I also think it is fairly simple to oversimplify the skill required for given decks. Once you are experienced with a given deck you off-load much of your decision making to your subconscious. This has some benefits and some problems that I may explore in a future article, but one minor problem is that you lose sight of the difficulty of proper decision making. Lines of play that are obvious to an experienced player may be less obvious to someone unfamiliar with the archetype or the specific match up. This leads into the subjectivity of skill as well, since certain players will find different match-ups more or less difficult depending on their personal experience and natural ability.
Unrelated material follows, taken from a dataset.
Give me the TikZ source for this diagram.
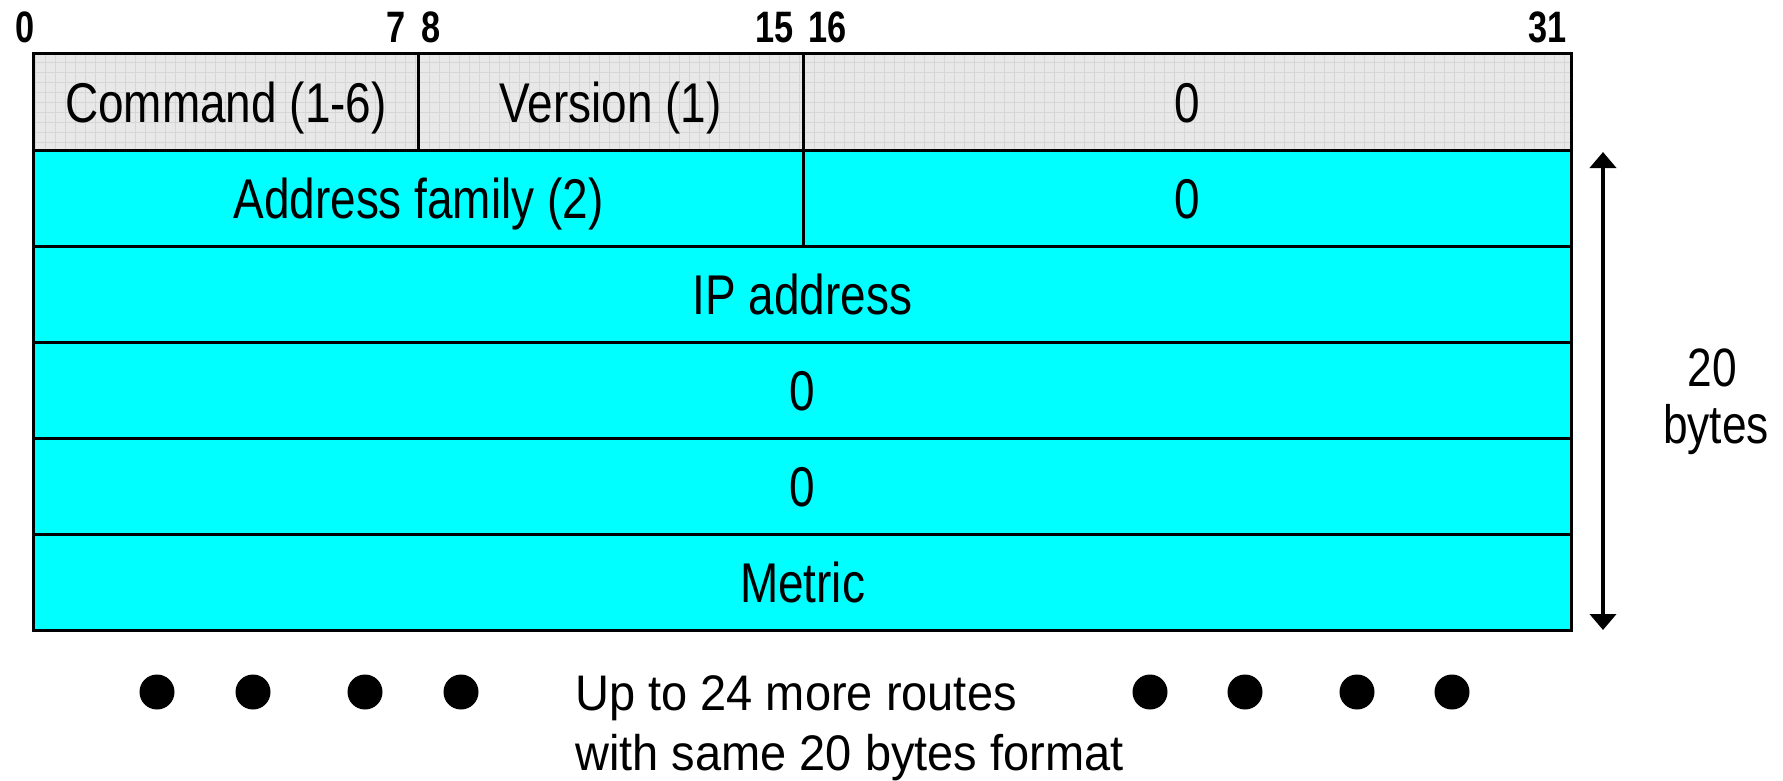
\documentclass[tikz,border=0pt]{standalone}
\usepackage{fontspec}
\setmainfont{Liberation Sans}
\newfontfamily\fieldfont[FakeStretch=0.82]{Liberation Sans}
\newfontfamily\bitfont[FakeStretch=0.78]{Liberation Sans}
\newfontfamily\notefont[FakeStretch=0.94]{Liberation Sans}
\usetikzlibrary{arrows.meta}
\definecolor{routecyan}{RGB}{0,255,255}
\definecolor{hdrgray}{RGB}{232,232,232}
\definecolor{hdrgrid}{RGB}{214,214,214}
\tikzset{
  field/.style={draw=black, line width=3bp, inner sep=0pt, minimum height=96bp,
    text height=40bp, text depth=0pt,
    font=\fieldfont\fontsize{56bp}{60bp}\selectfont},
  hdrfield/.style={field, fill=hdrgray,
    path picture={\draw[hdrgrid, line width=0.8bp]
      (path picture bounding box.south west) grid[step=10bp]
      (path picture bounding box.north east);}},
  entry/.style={field, fill=routecyan},
  bitnum/.style={inner sep=0pt, font=\bitfont\bfseries\fontsize{44bp}{48bp}\selectfont},
  sidelabel/.style={inner sep=0pt, anchor=base, font=\fieldfont\fontsize{54bp}{60bp}\selectfont},
  notetext/.style={inner sep=0pt, anchor=base west, font=\notefont\fontsize{50bp}{60bp}\selectfont},
  dot/.style={circle, fill=black, minimum size=35bp, inner sep=0pt},
  sizearrow/.style={line width=4bp,
    {Triangle[width=26bp,length=16bp]}-{Triangle[width=26bp,length=16bp]}}
}
\begin{document}
\begin{tikzpicture}[x=1bp,y=-1bp]
\useasboundingbox (0,0) rectangle (1783,781);

% bit positions
\node[bitnum, anchor=base west] (b0)  at (15,43)   {0};
\node[bitnum, anchor=base east] (b7)  at (406,43)  {7};
\node[bitnum, anchor=base west] (b8)  at (421,43)  {8};
\node[bitnum, anchor=base east] (b15) at (794,43)  {15};
\node[bitnum, anchor=base west] (b16) at (808,43)  {16};
\node[bitnum, anchor=base east] (b31) at (1567,43) {31};

% RIP header
\node[hdrfield, minimum width=384bp] (cmd)   at (226,102)    {Command (1-6)};
\node[hdrfield, minimum width=385bp] (ver)   at (610.5,102)  {Version (1)};
\node[hdrfield, minimum width=768bp] (hzero) at (1187,102)   {0};

% one 20-byte route entry
\node[entry, minimum width=769bp]  (fam)   at (418.5,198) {Address family (2)};
\node[entry, minimum width=768bp]  (fzero) at (1187,198)  {0};
\node[entry, minimum width=1537bp] (ip)    at (802.5,294) {IP address};
\node[entry, minimum width=1537bp] (zeroa) at (802.5,390) {0};
\node[entry, minimum width=1537bp] (zerob) at (802.5,486) {0};
\node[entry, minimum width=1537bp] (metric) at (802.5,582) {Metric};

% entry size
\coordinate (atop) at (1603,152);
\coordinate (abot) at (1603,630);
\draw[sizearrow] (atop) -- (abot);
\node[sidelabel] (sz1) at (1712,386) {20};
\node[sidelabel] (sz2) at (1716,443) {bytes};

% further routes
\foreach \x [count=\i] in {157,253,365,461,1150,1245,1357,1452}
  \node[dot] (d\i) at (\x,692) {};
\node[notetext] (more1) at (575,710) {Up to 24 more routes};
\node[notetext] (more2) at (575,770) {with same 20 bytes format};
\end{tikzpicture}
\end{document}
As a final note on this topic, I’d also like to remind everyone that comments like “so-and-so is a mindless deck” can be hurtful to people. When a member of the community dumps on some deck archetype or another, you may offend others without even knowing it. It is hard to guess exactly how many people are quietly offended by these kinds of comments, but given that these conversations rarely accomplish anything, it isn’t like we lose anything by avoiding them altogether. If you are just looking to tilt off in Discord because of a frustrating loss that is allowed, but it is probably better not to insult your opponent or their deck.

Too Much To Write About

Although this article is a little simple compared to my usual fare, this isn’t a sign that I have run out of ideas to write about. In fact, I often feel like I have the opposite problem. There is so much to say! Since I started writing about Eternal I am almost constantly thinking up new topics to write about, but I never know what people will be interested in. I thought I should run a simple straw poll and get a sense from everyone what you are interested in. Let me know your thoughts! You can select multiple answers. Any topics that I missed? I expect to do a mix no matter what because I just have a lot of ideas, but gauging interest will be helpful.

That’s all for now! Looking forward to being back so I can hang out with everyone again!